Innovation and Technology Competition
The battlefield extends beyond physical stores into digital space. Starbucks leads with 26.7 million active rewards members, but competitors are catching up. Dunkin‘s loyalty program has grown to 15 million members, while Dutch Bros has accumulated 4 million members in a much smaller footprint.
Mobile ordering technology has become crucial. Starbucks invests $250 million annually in digital infrastructure, while Luckin Coffee‘s model is built entirely around mobile ordering. Smaller chains partner with technology providers to offer comparable services without massive internal investment.
Supply Chain and Operations
Starbucks maintains significant advantages in bean sourcing, but competitors have developed alternative approaches. Lavazza and Illy leverage Italian coffee heritage and direct trade relationships. Dutch Bros focuses on exclusive blends and limited-time offerings to create scarcity and demand.
Operational efficiency varies significantly:
- Starbucks averages 4.5 minutes per customer transaction
- Dunkin‘ averages 3.5 minutes
- Dutch Bros averages 3 minutes
Future Competitive Landscape
The coffee shop market continues evolving. Ghost kitchens are emerging as a new competitive threat, with delivery-only coffee concepts reducing overhead costs by 70%. Automated solutions, including robot baristas and smart vending machines, are gaining traction in Asia and beginning to appear in Western markets.

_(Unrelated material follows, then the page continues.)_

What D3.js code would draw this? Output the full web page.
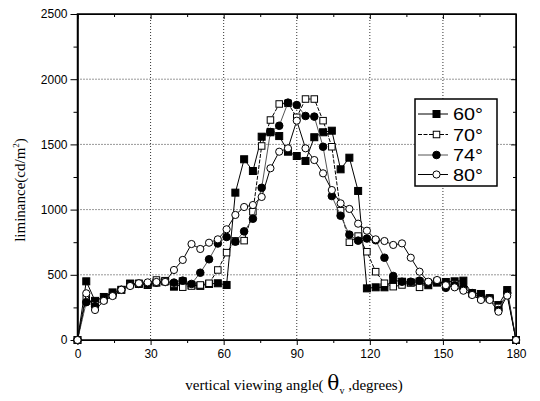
<!DOCTYPE html>
<html>
<head>
<meta charset="utf-8">
<script src="https://cdn.jsdelivr.net/npm/d3@7"></script>
<style>
  body { margin: 0; background: #fff; }
  .axis text { font-family: "Liberation Sans", Arial, sans-serif; font-size: 12px; fill: #000; }
  .axis path, .axis line { stroke: #000; }
</style>
</head>
<body>
<div id="chart"></div>
<script>
// viewing angle (degrees)
var angles = [0, 3.6, 7.2, 10.8, 14.4, 18, 21.6, 25.2, 28.8, 32.4,
  36, 39.6, 43.2, 46.8, 50.4, 54, 57.6, 61.2, 64.8, 68.4,
  72, 75.6, 79.2, 82.8, 86.4, 90, 93.6, 97.2, 100.8, 104.4,
  108, 111.6, 115.2, 118.8, 122.4, 126, 129.6, 133.2, 136.8, 140.4,
  144, 147.6, 151.2, 154.8, 158.4, 162, 165.6, 169.2, 172.8, 176.4, 180];

// luminance, one array per series
var lum60 = [0, 450, 300, 330, 365, 385, 433, 430, 422, 440,
  450, 409, 450, 420, 415, 430, 435, 422, 1130, 1386,
  1296, 1559, 1593, 1564, 1444, 1411, 1373, 1555, 1593, 1605,
  1309, 1398, 1143, 396, 404, 404, 460, 447, 440, 447,
  420, 440, 445, 450, 455, 358, 353, 320, 268, 383, 0];
var lum70 = [0, 320, 270, 310, 345, 385, 425, 435, 425, 460,
  455, 430, 405, 414, 422, 435, 537, 670, 760, 762,
  984, 1488, 1687, 1810, 1815, 1708, 1848, 1848, 1682, 1482,
  992, 750, 797, 677, 524, 435, 409, 422, 440, 404,
  440, 450, 420, 430, 400, 360, 320, 320, 250, 350, 0];
var lum74 = [0, 290, 260, 315, 345, 385, 420, 430, 430, 440,
  445, 440, 455, 430, 516, 619, 740, 790, 754, 833,
  930, 1167, 1595, 1643, 1820, 1802, 1718, 1713, 1482, 1104,
  953, 808, 762, 778, 765, 631, 491, 447, 447, 455,
  440, 450, 400, 420, 400, 360, 330, 320, 230, 360, 0];
var lum80 = [0, 358, 230, 300, 337, 385, 414, 435, 442, 445,
  445, 537, 614, 736, 698, 746, 772, 849, 959, 1020,
  1035, 1097, 1317, 1444, 1470, 1682, 1470, 1380, 1278, 1150,
  1048, 1005, 892, 838, 772, 759, 729, 741, 631, 524,
  447, 460, 420, 404, 378, 345, 307, 307, 217, 340, 0];

var seriesNames = ["60°", "70°", "74°", "80°"];
var xTicks = [0, 30, 60, 90, 120, 150, 180];
var yTicks = [0, 500, 1000, 1500, 2000, 2500];

var series = [
  {name: seriesNames[0], values: lum60, marker: "square", fill: "#000", stroke: "#000", dash: null},
  {name: seriesNames[1], values: lum70, marker: "square", fill: "#fff", stroke: "#000", dash: "4,1.5"},
  {name: seriesNames[2], values: lum74, marker: "circle", fill: "#000", stroke: "#555", dash: null},
  {name: seriesNames[3], values: lum80, marker: "circle", fill: "#fff", stroke: "#000", dash: null}
];

var w = 540, h = 401;
var pLeft = 77.5, pRight = 516, pTop = 14, pBottom = 340;

var svg = d3.select("#chart").append("svg")
  .attr("width", w)
  .attr("height", h);

var xScale = d3.scaleLinear().domain([0, 180]).range([pLeft, pRight]);
var yScale = d3.scaleLinear().domain([0, 2500]).range([pBottom, pTop]);

// dotted grid
svg.append("g").selectAll("line")
  .data(xTicks.slice(1, -1))
  .enter().append("line")
  .attr("x1", function(d) { return xScale(d); })
  .attr("x2", function(d) { return xScale(d); })
  .attr("y1", pTop).attr("y2", pBottom)
  .attr("stroke", "#333").attr("stroke-width", 1)
  .attr("stroke-dasharray", "1,2");
svg.append("g").selectAll("line")
  .data(yTicks.slice(1, -1))
  .enter().append("line")
  .attr("x1", pLeft).attr("x2", pRight)
  .attr("y1", function(d) { return yScale(d); })
  .attr("y2", function(d) { return yScale(d); })
  .attr("stroke", "#333").attr("stroke-width", 1)
  .attr("stroke-dasharray", "1,2");

// axes
var xMinor = d3.range(15, 180, 30);
var yMinor = d3.range(250, 2500, 500);

svg.append("g").attr("class", "axis")
  .attr("transform", "translate(0," + pBottom + ")")
  .call(d3.axisBottom(xScale).tickValues(xTicks).tickSize(5).tickSizeOuter(0).tickPadding(4));
svg.append("g").attr("class", "axis")
  .attr("transform", "translate(0," + pBottom + ")")
  .call(d3.axisBottom(xScale).tickValues(xMinor).tickSize(3).tickFormat("").tickSizeOuter(0));
svg.append("g").attr("class", "axis")
  .attr("transform", "translate(" + pLeft + ",0)")
  .call(d3.axisLeft(yScale).tickValues(yTicks).tickSize(7).tickSizeOuter(0).tickPadding(3).tickFormat(d3.format("d")));
svg.append("g").attr("class", "axis")
  .attr("transform", "translate(" + pLeft + ",0)")
  .call(d3.axisLeft(yScale).tickValues(yMinor).tickSize(4).tickFormat("").tickSizeOuter(0));
svg.append("g").attr("class", "axis")
  .attr("transform", "translate(0," + pTop + ")")
  .call(d3.axisBottom(xScale).tickValues(xTicks).tickSize(5).tickFormat("").tickSizeOuter(0));
svg.append("g").attr("class", "axis")
  .attr("transform", "translate(0," + pTop + ")")
  .call(d3.axisBottom(xScale).tickValues(xMinor).tickSize(3).tickFormat("").tickSizeOuter(0));
svg.append("g").attr("class", "axis")
  .attr("transform", "translate(" + pRight + ",0)")
  .call(d3.axisLeft(yScale).tickValues(yTicks).tickSize(5).tickFormat("").tickSizeOuter(0));
svg.append("g").attr("class", "axis")
  .attr("transform", "translate(" + pRight + ",0)")
  .call(d3.axisLeft(yScale).tickValues(yMinor).tickSize(3).tickFormat("").tickSizeOuter(0));

// frame
svg.append("rect")
  .attr("x", pLeft).attr("y", pTop)
  .attr("width", pRight - pLeft).attr("height", pBottom - pTop)
  .attr("fill", "none").attr("stroke", "#000").attr("stroke-width", 1.5);

// lines and markers
var line = d3.line()
  .x(function(d, i) { return xScale(angles[i]); })
  .y(function(d) { return yScale(d); });

function drawMarker(g, s, cx, cy) {
  if (s.marker == "square") {
    var a = s.fill == "#000" ? 7 : 6.5;
    g.append("rect")
      .attr("x", cx - a / 2).attr("y", cy - a / 2)
      .attr("width", a).attr("height", a)
      .attr("fill", s.fill).attr("stroke", "#000").attr("stroke-width", 1);
  } else {
    g.append("circle")
      .attr("cx", cx).attr("cy", cy)
      .attr("r", s.fill == "#000" ? 3.8 : 3.6)
      .attr("fill", s.fill).attr("stroke", "#000").attr("stroke-width", 1);
  }
}

series.forEach(function(s) {
  var g = svg.append("g");
  g.append("path")
    .datum(s.values)
    .attr("d", line)
    .attr("fill", "none")
    .attr("stroke", s.stroke)
    .attr("stroke-width", 1)
    .attr("stroke-dasharray", s.dash);
  s.values.forEach(function(v, i) {
    drawMarker(g, s, xScale(angles[i]), yScale(v));
  });
});

// legend
var lg = svg.append("g");
lg.append("rect")
  .attr("x", 415).attr("y", 99).attr("width", 82).attr("height", 87)
  .attr("fill", "#fff").attr("stroke", "#000").attr("stroke-width", 1.5);
var rowY = [114, 134.5, 155, 174.5];
series.forEach(function(s, i) {
  lg.append("line")
    .attr("x1", 418).attr("x2", 448)
    .attr("y1", rowY[i]).attr("y2", rowY[i])
    .attr("stroke", s.stroke).attr("stroke-width", 1)
    .attr("stroke-dasharray", s.dash);
  drawMarker(lg, s, 436.5, rowY[i]);
  lg.append("text")
    .attr("x", 453).attr("y", rowY[i] + 6)
    .attr("font-family", "Liberation Sans, Arial, sans-serif")
    .attr("font-size", "16px")
    .attr("textLength", 30)
    .attr("lengthAdjust", "spacingAndGlyphs")
    .text(s.name);
});

// axis titles
var xt = svg.append("text")
  .attr("x", 294).attr("y", 390)
  .attr("text-anchor", "middle")
  .attr("font-family", "Liberation Serif, Times New Roman, serif")
  .attr("font-size", "15px");
xt.append("tspan").text("vertical viewing angle( ");
xt.append("tspan").attr("font-size", "20px").attr("font-family", "DejaVu Serif, serif").text("θ");
xt.append("tspan").attr("font-size", "10px").attr("dy", 4).text("v");
xt.append("tspan").attr("dy", -4).text(" ,degrees)");

var yt = svg.append("text")
  .attr("transform", "translate(25,190) rotate(-90)")
  .attr("text-anchor", "middle")
  .attr("font-family", "Liberation Serif, Times New Roman, serif")
  .attr("font-size", "15px");
yt.append("tspan").text("liminance(cd/m");
yt.append("tspan").attr("font-size", "9px").attr("dy", -6).text("2");
yt.append("tspan").attr("dy", 6).text(")");
</script>
</body>
</html>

Sustainability has become a key battleground. Starbucks‘ 2025 carbon neutral goal has prompted responses from competitors:
- Costa implemented a comprehensive recycling program
- Dunkin‘ switched to sustainable packaging
- Peet‘s emphasized fair trade sourcing
Consumer Behavior and Market Response
Understanding changing consumer preferences drives competitive strategy. Young consumers increasingly prioritize experience over brand loyalty, leading to the rise of Instagram-friendly independent coffee shops. Value-conscious consumers have pushed chains to develop tiered pricing strategies and subscription programs.
While Starbucks maintains 40% global market share, regional markets show more competition:
North America:
- Starbucks: 35%
- Dunkin‘: 20%
- Tim Hortons: 15%
- Independent shops: 30%
Europe:
- Costa Coffee: 35%
- Starbucks: 25%
- Caffè Nero: 15%
- Independent shops: 25%
Asia:
- Starbucks: 30%
- Luckin Coffee: 25%
- Local chains: 45%
Looking Ahead: The Future of Coffee Competition
The coffee shop market continues evolving with new challenges and opportunities. Success requires balancing traditional retail excellence with digital innovation while maintaining brand authenticity. Winners will likely be those who best combine operational efficiency with meaningful customer experiences.
For established players and newcomers alike, the key lies in understanding local market dynamics while leveraging global best practices. The coffee wars are far from over, and the next decade promises even more innovation and competition in this dynamic market.